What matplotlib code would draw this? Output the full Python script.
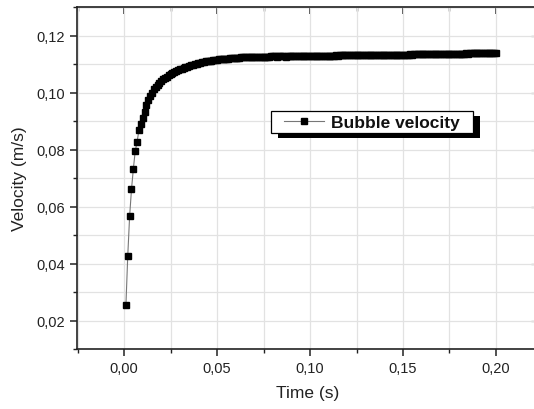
import numpy as np
import matplotlib
matplotlib.use('Agg')
import matplotlib.pyplot as plt
from matplotlib.ticker import MultipleLocator, FuncFormatter
from matplotlib.patches import Rectangle

plt.rcParams['font.family'] = ['Liberation Sans', 'DejaVu Sans']

# time step of 1 ms, 200 samples
time_s = np.arange(1, 201) * 0.001

velocity = [
    0.0253, 0.0428, 0.0566, 0.0660, 0.0732, 0.0794, 0.0826, 0.0868, 0.0888, 0.0910,
    0.0930, 0.0955, 0.0972, 0.0988, 0.1000, 0.1011, 0.1019, 0.1026, 0.1033, 0.1040,
    0.1046, 0.1051, 0.1056, 0.1060, 0.1064, 0.1068, 0.1072, 0.1075, 0.1078, 0.1081,
    0.1084, 0.1087, 0.1089, 0.1091, 0.1093, 0.1095, 0.1097, 0.1099, 0.1101, 0.1103,
    0.1105, 0.1106, 0.1108, 0.1109, 0.1110, 0.1111, 0.1112, 0.1113, 0.1114, 0.1115,
    0.1116, 0.1117, 0.1117, 0.1118, 0.1119, 0.1119, 0.1120, 0.1120, 0.1121, 0.1121,
    0.1122, 0.1122, 0.1123, 0.1123, 0.1123, 0.1124, 0.1124, 0.1124, 0.1125, 0.1125,
    0.1125, 0.1125, 0.1126, 0.1126, 0.1126, 0.1126, 0.1126, 0.1126, 0.1127, 0.1127,
    0.1127, 0.1126, 0.1127, 0.1127, 0.1127, 0.1127, 0.1126, 0.1127, 0.1127, 0.1127,
    0.1127, 0.1127, 0.1128, 0.1127, 0.1127, 0.1128, 0.1127, 0.1128, 0.1128, 0.1127,
    0.1128, 0.1128, 0.1128, 0.1128, 0.1129, 0.1128, 0.1128, 0.1129, 0.1129, 0.1129,
    0.1129, 0.1129, 0.1129, 0.1130, 0.1129, 0.1130, 0.1130, 0.1130, 0.1130, 0.1130,
    0.1130, 0.1130, 0.1131, 0.1130, 0.1131, 0.1131, 0.1131, 0.1131, 0.1131, 0.1131,
    0.1131, 0.1131, 0.1132, 0.1131, 0.1132, 0.1132, 0.1132, 0.1132, 0.1132, 0.1132,
    0.1132, 0.1132, 0.1133, 0.1132, 0.1133, 0.1133, 0.1133, 0.1133, 0.1133, 0.1133,
    0.1133, 0.1133, 0.1133, 0.1134, 0.1133, 0.1134, 0.1134, 0.1134, 0.1134, 0.1134,
    0.1134, 0.1134, 0.1134, 0.1135, 0.1134, 0.1135, 0.1135, 0.1135, 0.1135, 0.1135,
    0.1135, 0.1135, 0.1135, 0.1136, 0.1135, 0.1136, 0.1136, 0.1136, 0.1136, 0.1136,
    0.1136, 0.1136, 0.1136, 0.1137, 0.1136, 0.1137, 0.1137, 0.1137, 0.1137, 0.1137,
    0.1137, 0.1137, 0.1137, 0.1137, 0.1137, 0.1138, 0.1137, 0.1138, 0.1137, 0.1138,
]

series_label = 'Bubble velocity'
text_col = '#222222'

fig = plt.figure(figsize=(5.34, 4.10), dpi=100)
ax = fig.add_axes([77/534, 60/410, 461/534, 342/410])

ax.plot(time_s, velocity, color='#777777', lw=0.8, marker='s', ms=4.5,
        mfc='black', mec='black', label=series_label)

ax.set_xlim(-0.0253, 0.2226)
ax.set_ylim(0.01, 0.13)

ax.xaxis.set_major_locator(MultipleLocator(0.05))
ax.xaxis.set_minor_locator(MultipleLocator(0.025))
ax.yaxis.set_major_locator(MultipleLocator(0.02))
ax.yaxis.set_minor_locator(MultipleLocator(0.01))

comma = lambda v, p: ('%.2f' % v).replace('.', ',')
ax.xaxis.set_major_formatter(FuncFormatter(comma))
ax.yaxis.set_major_formatter(FuncFormatter(comma))

ax.grid(True, which='both', color='#e2e2e2', lw=0.9)
ax.set_axisbelow(True)

for s in ax.spines.values():
    s.set_linewidth(1.2)
    s.set_color('#222222')
ax.spines['right'].set_visible(False)

ax.tick_params(which='both', direction='out', top=False, right=False,
               colors='#222222', labelsize=10.5, labelcolor=text_col)
ax.tick_params(which='major', length=5, width=1.1)
ax.tick_params(which='minor', length=3, width=1.0)

# inward ticks mirrored on top/right spines
axt = ax.secondary_xaxis('top')
axt.xaxis.set_major_locator(MultipleLocator(0.05))
axt.xaxis.set_minor_locator(MultipleLocator(0.025))
axt.tick_params(which='both', direction='in', labeltop=False, colors='#222222')
axt.tick_params(which='major', length=5, width=1.1)
axt.tick_params(which='minor', length=3, width=1.0)
axr = ax.secondary_yaxis('right')
axr.spines['right'].set_visible(False)
axr.yaxis.set_major_locator(MultipleLocator(0.02))
axr.yaxis.set_minor_locator(MultipleLocator(0.01))
axr.tick_params(which='both', direction='in', labelright=False, colors='#aaaaaa')
axr.tick_params(which='major', length=5, width=1.0)
axr.tick_params(which='minor', length=3, width=1.0)

ax.set_xlabel('Time (s)', fontsize=12.5, color=text_col, labelpad=7)
ax.set_ylabel('Velocity (m/s)', fontsize=12.5, color=text_col, labelpad=7)

leg = ax.legend(loc='center', bbox_to_anchor=(372/534, 1 - 123/410),
                bbox_transform=fig.transFigure, frameon=False,
                handlelength=2.3, handletextpad=0.45,
                borderpad=0.2, prop={'weight': 'bold', 'size': 12.5})
for t in leg.get_texts():
    t.set_color('#111111')
leg.set_zorder(10)

# Origin-style legend frame with a solid offset shadow
fig.canvas.draw()
bb = leg.get_window_extent()
pad_x = 9
pad_y = 11 - bb.height / 2
x0, y0 = bb.x0 - pad_x, bb.y0 - pad_y
w, h = bb.width + 2 * pad_x, bb.height + 2 * pad_y
ax.add_patch(Rectangle((x0 + 7, y0 - 5), w, h, transform=None,
                       facecolor='black', edgecolor='none', zorder=8))
ax.add_patch(Rectangle((x0, y0), w, h, transform=None, facecolor='white',
                       edgecolor='black', lw=0.9, zorder=9))

fig.savefig('out.png', dpi=100)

Required task:
Leave the images out, please, and restate each line word for word.

Task output:
What matplotlib code would draw this? Output the full Python script.
import numpy as np
import matplotlib
matplotlib.use('Agg')
import matplotlib.pyplot as plt
from matplotlib.ticker import MultipleLocator, FuncFormatter
from matplotlib.patches import Rectangle

plt.rcParams['font.family'] = ['Liberation Sans', 'DejaVu Sans']

# time step of 1 ms, 200 samples
time_s = np.arange(1, 201) * 0.001

velocity = [
    0.0253, 0.0428, 0.0566, 0.0660, 0.0732, 0.0794, 0.0826, 0.0868, 0.0888, 0.0910,
    0.0930, 0.0955, 0.0972, 0.0988, 0.1000, 0.1011, 0.1019, 0.1026, 0.1033, 0.1040,
    0.1046, 0.1051, 0.1056, 0.1060, 0.1064, 0.1068, 0.1072, 0.1075, 0.1078, 0.1081,
    0.1084, 0.1087, 0.1089, 0.1091, 0.1093, 0.1095, 0.1097, 0.1099, 0.1101, 0.1103,
    0.1105, 0.1106, 0.1108, 0.1109, 0.1110, 0.1111, 0.1112, 0.1113, 0.1114, 0.1115,
    0.1116, 0.1117, 0.1117, 0.1118, 0.1119, 0.1119, 0.1120, 0.1120, 0.1121, 0.1121,
    0.1122, 0.1122, 0.1123, 0.1123, 0.1123, 0.1124, 0.1124, 0.1124, 0.1125, 0.1125,
    0.1125, 0.1125, 0.1126, 0.1126, 0.1126, 0.1126, 0.1126, 0.1126, 0.1127, 0.1127,
    0.1127, 0.1126, 0.1127, 0.1127, 0.1127, 0.1127, 0.1126, 0.1127, 0.1127, 0.1127,
    0.1127, 0.1127, 0.1128, 0.1127, 0.1127, 0.1128, 0.1127, 0.1128, 0.1128, 0.1127,
    0.1128, 0.1128, 0.1128, 0.1128, 0.1129, 0.1128, 0.1128, 0.1129, 0.1129, 0.1129,
    0.1129, 0.1129, 0.1129, 0.1130, 0.1129, 0.1130, 0.1130, 0.1130, 0.1130, 0.1130,
    0.1130, 0.1130, 0.1131, 0.1130, 0.1131, 0.1131, 0.1131, 0.1131, 0.1131, 0.1131,
    0.1131, 0.1131, 0.1132, 0.1131, 0.1132, 0.1132, 0.1132, 0.1132, 0.1132, 0.1132,
    0.1132, 0.1132, 0.1133, 0.1132, 0.1133, 0.1133, 0.1133, 0.1133, 0.1133, 0.1133,
    0.1133, 0.1133, 0.1133, 0.1134, 0.1133, 0.1134, 0.1134, 0.1134, 0.1134, 0.1134,
    0.1134, 0.1134, 0.1134, 0.1135, 0.1134, 0.1135, 0.1135, 0.1135, 0.1135, 0.1135,
    0.1135, 0.1135, 0.1135, 0.1136, 0.1135, 0.1136, 0.1136, 0.1136, 0.1136, 0.1136,
    0.1136, 0.1136, 0.1136, 0.1137, 0.1136, 0.1137, 0.1137, 0.1137, 0.1137, 0.1137,
    0.1137, 0.1137, 0.1137, 0.1137, 0.1137, 0.1138, 0.1137, 0.1138, 0.1137, 0.1138,
]

series_label = 'Bubble velocity'
text_col = '#222222'

fig = plt.figure(figsize=(5.34, 4.10), dpi=100)
ax = fig.add_axes([77/534, 60/410, 461/534, 342/410])

ax.plot(time_s, velocity, color='#777777', lw=0.8, marker='s', ms=4.5,
        mfc='black', mec='black', label=series_label)

ax.set_xlim(-0.0253, 0.2226)
ax.set_ylim(0.01, 0.13)

ax.xaxis.set_major_locator(MultipleLocator(0.05))
ax.xaxis.set_minor_locator(MultipleLocator(0.025))
ax.yaxis.set_major_locator(MultipleLocator(0.02))
ax.yaxis.set_minor_locator(MultipleLocator(0.01))

comma = lambda v, p: ('%.2f' % v).replace('.', ',')
ax.xaxis.set_major_formatter(FuncFormatter(comma))
ax.yaxis.set_major_formatter(FuncFormatter(comma))

ax.grid(True, which='both', color='#e2e2e2', lw=0.9)
ax.set_axisbelow(True)

for s in ax.spines.values():
    s.set_linewidth(1.2)
    s.set_color('#222222')
ax.spines['right'].set_visible(False)

ax.tick_params(which='both', direction='out', top=False, right=False,
               colors='#222222', labelsize=10.5, labelcolor=text_col)
ax.tick_params(which='major', length=5, width=1.1)
ax.tick_params(which='minor', length=3, width=1.0)

# inward ticks mirrored on top/right spines
axt = ax.secondary_xaxis('top')
axt.xaxis.set_major_locator(MultipleLocator(0.05))
axt.xaxis.set_minor_locator(MultipleLocator(0.025))
axt.tick_params(which='both', direction='in', labeltop=False, colors='#222222')
axt.tick_params(which='major', length=5, width=1.1)
axt.tick_params(which='minor', length=3, width=1.0)
axr = ax.secondary_yaxis('right')
axr.spines['right'].set_visible(False)
axr.yaxis.set_major_locator(MultipleLocator(0.02))
axr.yaxis.set_minor_locator(MultipleLocator(0.01))
axr.tick_params(which='both', direction='in', labelright=False, colors='#aaaaaa')
axr.tick_params(which='major', length=5, width=1.0)
axr.tick_params(which='minor', length=3, width=1.0)

ax.set_xlabel('Time (s)', fontsize=12.5, color=text_col, labelpad=7)
ax.set_ylabel('Velocity (m/s)', fontsize=12.5, color=text_col, labelpad=7)

leg = ax.legend(loc='center', bbox_to_anchor=(372/534, 1 - 123/410),
                bbox_transform=fig.transFigure, frameon=False,
                handlelength=2.3, handletextpad=0.45,
                borderpad=0.2, prop={'weight': 'bold', 'size': 12.5})
for t in leg.get_texts():
    t.set_color('#111111')
leg.set_zorder(10)

# Origin-style legend frame with a solid offset shadow
fig.canvas.draw()
bb = leg.get_window_extent()
pad_x = 9
pad_y = 11 - bb.height / 2
x0, y0 = bb.x0 - pad_x, bb.y0 - pad_y
w, h = bb.width + 2 * pad_x, bb.height + 2 * pad_y
ax.add_patch(Rectangle((x0 + 7, y0 - 5), w, h, transform=None,
                       facecolor='black', edgecolor='none', zorder=8))
ax.add_patch(Rectangle((x0, y0), w, h, transform=None, facecolor='white',
                       edgecolor='black', lw=0.9, zorder=9))

fig.savefig('out.png', dpi=100)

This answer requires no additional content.